Révision constitutionnelle (2)

Révision constitutionnelle (2) (Friedemann W.-W. - https://flickr.com/photos/e2/)

par François Autain

Le traité signé à Rome le 29 octobre 2004 ne peut préparer la France et les pays de l’Union à relever les défis politiques et économiques qui s’annoncent. Instrument de la mondialisation libérale, comme tous les traités depuis Maastricht, ce texte ne permettra pas à l’Europe de se battre à armes égales avec l’Inde ou la Chine.

Alors que sa part dans les exportations mondiales ne cesse de diminuer, l’objectif majeur de la Banque centrale européenne reste la lutte contre l’inflation, politique mortifère pour l’emploi et la croissance. Ce dogme, véritable camisole de force, nous laisse démunis devant un dollar dévalué de 30 % en un an et met en péril des milliers d’emplois. En outre, le principe de libre concurrence au sein du marché unique fait obstacle à toute politique industrielle, comme à toute restriction à la libre circulation des capitaux.

Faute d’un projet politique clair sur le sens de la construction européenne, ce traité est une fuite en avant sur la pente du déclin. Avec les élargissements successifs à 25, puis à 28 et demain à trente avec la Turquie, l’Europe politique se mue en une forme de Commonwealth : on comprend l’enthousiasme du Premier ministre de sa majesté…

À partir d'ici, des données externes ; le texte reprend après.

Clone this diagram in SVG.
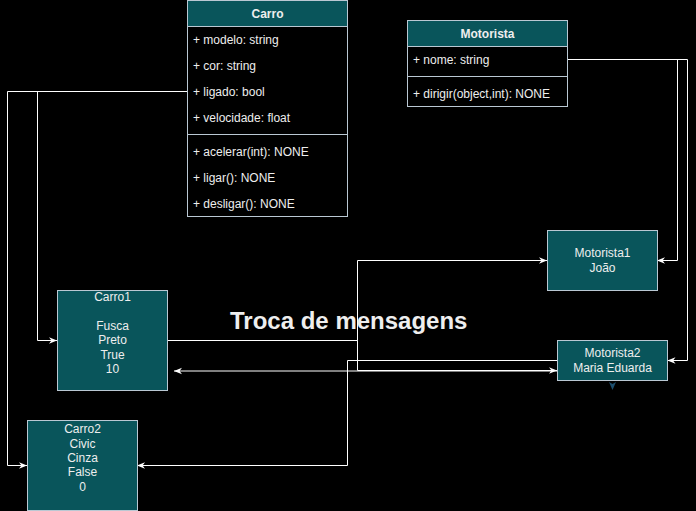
<svg xmlns="http://www.w3.org/2000/svg" width="696" height="511" viewBox="0 0 696 511">
<style>
.bg{fill:#000000}
.node{fill:#09555B;stroke:#BAC8D3;stroke-width:1}
.body{fill:#000000;stroke:#BAC8D3;stroke-width:1}
.sep{stroke:#BAC8D3;stroke-width:1;fill:none}
.t{font-family:"Liberation Sans",Arial,sans-serif;font-size:12px;fill:#EEEEEE}
.c{text-anchor:middle}
.b{font-weight:bold}
.edge{fill:none;stroke:#FFFFFF;stroke-width:1}
.big{font-family:"Liberation Sans",Arial,sans-serif;font-size:24px;font-weight:bold;fill:#EEEEEE}
</style>
<defs>
<marker id="arr" viewBox="0 0 10 10" refX="10" refY="5" markerWidth="8" markerHeight="8" markerUnits="userSpaceOnUse" orient="auto">
<path d="M0,1 L10,5 L0,9 L3,5 Z" fill="#FFFFFF"/>
</marker>
</defs>
<rect class="bg" x="0" y="0" width="696" height="511"/>

<g id="connectors">
<path class="edge" d="M188,91.5 H37.5 V340.5 H57" marker-end="url(#arr)"/>
<path class="edge" d="M188,91.5 H7.5 V465.5 H27" marker-end="url(#arr)"/>
<path class="edge" d="M168,340.5 H357.5 V260.5 H547" marker-end="url(#arr)"/>
<path class="edge" d="M168,340.5 H357.5 V370.5 H557" marker-end="url(#arr)"/>
<path class="edge" d="M557,371 H174" stroke="#DDDDDD" marker-end="url(#arr)"/>
<path class="edge" d="M557,360.5 H347.5 V465.5 H137" marker-end="url(#arr)"/>
<path class="edge" d="M568,59.5 H677.5 V260.5 H657" marker-end="url(#arr)"/>
<path class="edge" d="M568,59.5 H687.5 V360.5 H667.5" marker-end="url(#arr)"/>
<path d="M609,382 L612.5,390 L616,382 L612.5,384 Z" fill="#1C4E6E"/>
</g>

<g id="Carro">
<rect class="body" x="187.5" y="0.5" width="160" height="216"/>
<rect class="node" x="187.5" y="0.5" width="160" height="26"/>
<text class="t c b" x="267.5" y="18">Carro</text>
<text class="t" x="193" y="44">+ modelo: string</text>
<text class="t" x="193" y="70">+ cor: string</text>
<text class="t" x="193" y="96">+ ligado: bool</text>
<text class="t" x="193" y="122">+ velocidade: float</text>
<line class="sep" x1="187.5" y1="134.5" x2="347.5" y2="134.5"/>
<text class="t" x="193" y="156">+ acelerar(int): NONE</text>
<text class="t" x="193" y="182">+ ligar(): NONE</text>
<text class="t" x="193" y="208">+ desligar(): NONE</text>
</g>

<g id="Motorista">
<rect class="body" x="407.5" y="20.5" width="160" height="86"/>
<rect class="node" x="407.5" y="20.5" width="160" height="26"/>
<text class="t c b" x="487.5" y="38">Motorista</text>
<text class="t" x="413" y="64">+ nome: string</text>
<line class="sep" x1="407.5" y1="76.5" x2="567.5" y2="76.5"/>
<text class="t" x="413" y="98">+ dirigir(object,int): NONE</text>
</g>

<g id="Carro1">
<rect class="node" x="57.5" y="290.5" width="110" height="100"/>
<text class="t c" x="112.5" y="301">Carro1</text>
<text class="t c" x="112.5" y="330">Fusca</text>
<text class="t c" x="112.5" y="344.3">Preto</text>
<text class="t c" x="112.5" y="358.7">True</text>
<text class="t c" x="112.5" y="373">10</text>
</g>

<g id="Carro2">
<rect class="node" x="27.5" y="420.5" width="110" height="90"/>
<text class="t c" x="82.5" y="433.3">Carro2</text>
<text class="t c" x="82.5" y="447.7">Civic</text>
<text class="t c" x="82.5" y="462">Cinza</text>
<text class="t c" x="82.5" y="476.4">False</text>
<text class="t c" x="82.5" y="490.8">0</text>
</g>

<g id="Motorista1">
<rect class="node" x="547.5" y="230.5" width="110" height="60"/>
<text class="t c" x="602.5" y="257">Motorista1</text>
<text class="t c" x="602.5" y="271.5">João</text>
</g>

<g id="Motorista2">
<rect class="node" x="557.5" y="340.5" width="110" height="40"/>
<text class="t c" x="612.5" y="357">Motorista2</text>
<text class="t c" x="612.5" y="371.5">Maria Eduarda</text>
</g>

<g id="label">
<text class="big" x="230" y="328.5">Troca de mensagens</text>
</g>
</svg>
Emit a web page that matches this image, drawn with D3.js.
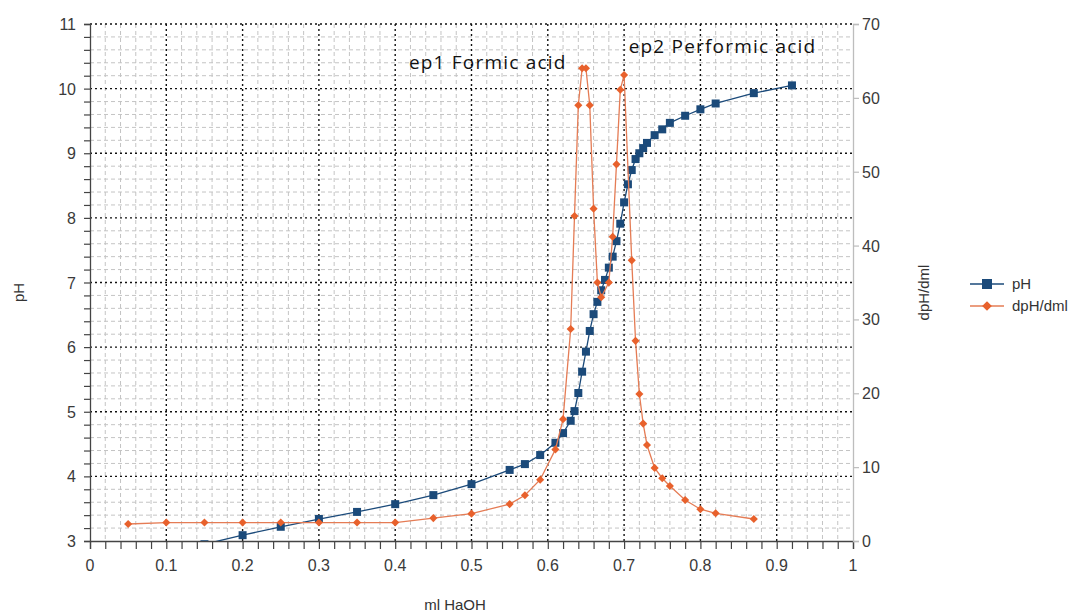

La directive Barroso-Bolkestein témoigne de cette dérive. Elle accroît les risques de dumping social et de délocalisations des emplois. Demain, des pays à bas coûts pourront hisser le drapeau de complaisance dans les pays européens. Le gouvernement tente de nous rassurer, affirme que ce n’est pas pour demain, certains demandent que la santé soit exclue du champ de la directive, mais personne n’est dupe d’une manœuvre dilatoire. Cette directive, comme celle en préparation sur la libéralisation des ports maritimes, sera servie aux Français après le référendum. Les élus républicains n’ont qu’un seul mot d’ordre : retrait de la directive du moins-disant social !

Heureusement le traité de Nice permet le rejet de ce texte ; avec le traité constitutionnel, le poids de la France et de l’Allemagne sera réduit et leurs voix minoritaires. Ceux qui, à gauche, s’apprêtent à voter pour ce texte doivent savoir qu’ils auront les mains liées dès 2009.

Évidemment, la logique de nos institutions l’emportera sur la conviction. Au moment où le Parlement s’apprête à se dessaisir, j’aimerais qu’il se ressaisisse. Mais ne rêvons pas… C’est au peuple français de refuser, en juin prochain, cette Europe du déclin et de la fatalité. Je souhaite que tous les partis et toutes les sensibilités puissent s’exprimer. Des comités pour le « non » se constituent dans tous les départements, animés par des communistes, des socialistes, des Verts et des sans-partis.

C’est dans le sursaut et l’intelligence de notre peuple que je place tous mes espoirs ; pour l’heure, je ne voterai pas ce projet de loi constitutionnelle.